In general, you could apply any matrix function in this manner.  You
could do this for spectral factorization, diagonalization, etc.  There
is no need to redefine your matrix linear algebra functions.  Instead
you use a projection mapping/iterator (rank selector or whatever you
want to call it) to apply the matrix function to each two-dimensional
slice.  This would seem the natural way to implement it.  Many matrix
functions such as inverse() would be best implemented by a call to an
already existing and efficient C or FORTRAN library function.

Perhaps it would be more elegant (and like APL) if the rank selection
was a part of the inverse() parameter list but it can just as easily
be a part of a projection mapping function that does the rank
selection and then applies inverse(), i.e., a variation of the builtin
map():

map(function, array, rank selection parameters) 

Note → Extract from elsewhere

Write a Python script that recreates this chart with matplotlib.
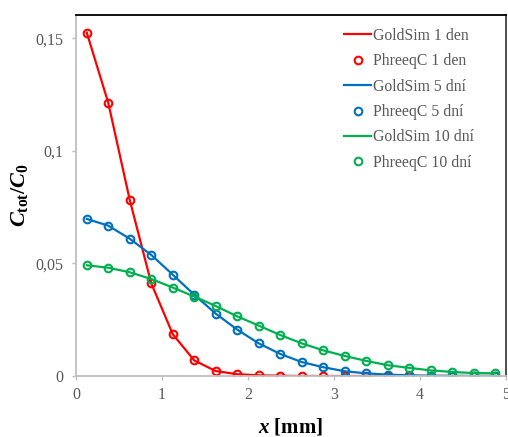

This avoids having to recode the same mechanism for each matrix
function.  It also provides a method for applying already coded lower
dimensional operators (1D, 2D, 3D, whatever) to higher dimensional
arrays without having to recode.  

James Hugunin made a comment about this - many of the mapping and
reduction operations are generalizations that can be implemented in
Python with calls to the appropriate external matrix-based function
(or whatever the lower dimensional function is).